I am working on a few different projects right now.
1. A big ongoing “project,” if you will, is serving as an Editor of the international journal Language Testing. Since starting in 2019, my co-editor, I, and the Language Testing Editorial Office team have been ushering in pathways for authors’ easier uptake of Open Science practices.
2. I am a Project Lead on a federal grant awarded to the new MSU National Less Commonly Taught Languages Resource Center. The Project, called LoLA (Local LCTL Assessment) is to develop public, fully-open-access language testing templates (with directions in various formats, including text and video) for U.S. teachers and program administrators of less commonly taught languages.
3. STARTALK lives on (and well) at MSU! We were funded at MSU for a second STARTALK language-teacher professional development grant in a row! In 2024-2025, the grant will be with K-12 teachers of Chinese, and the focus is on language assessment and STEM teaching: Dr. Jiahang Li in the MSU College of Education is the PI, and I am the Co-PI. Matt Coss in the MSU SLS Program is the Lead Instructor.

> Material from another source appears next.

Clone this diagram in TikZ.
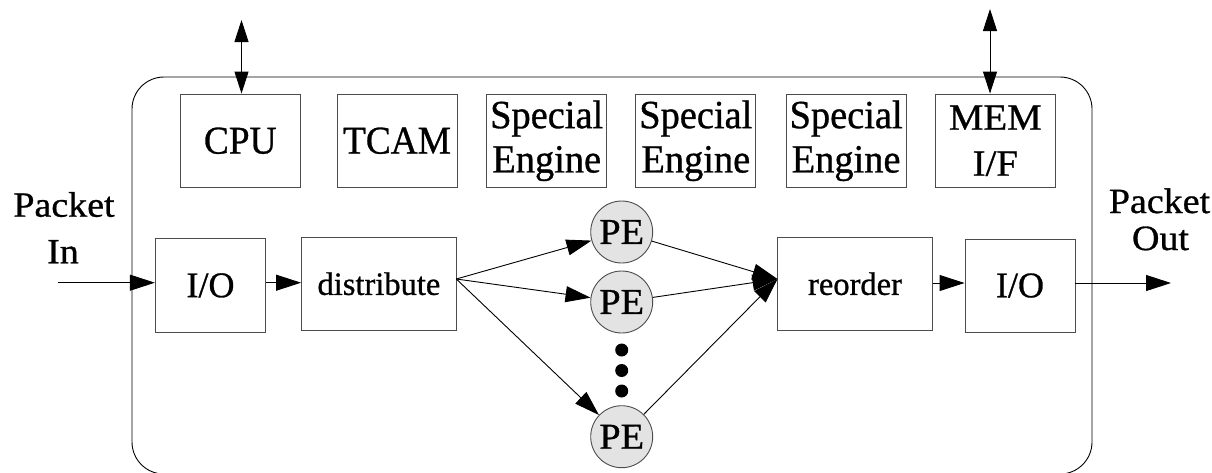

We will host a 2024 summer professional development camp, like we did in 2023, for two weeks, with follow-up modules continuing into academic year 2024-25. This STARTALK grant, like the summer 2021 and 2022 grants, is funded by the National Security Agency (NSA).
4. I am working as an advisor to the U.S. Foreign Service Institute through an Intergovernmental Personnel Act Agreement between the MSU’s Provost’s Office and the U.S. Department of State. This is the third year of this position for me, and it built upon my committee membership to write a national consensus study report on principles approaches to language testing. As an advisor, I am on the FSI’s “Task Force for the Future of Language Testing,” a group working toward the redesign of the FSI’s 60+ foreign language exams used to screen personnel, officers and others before placement abroad with the U.S. Foreign Service.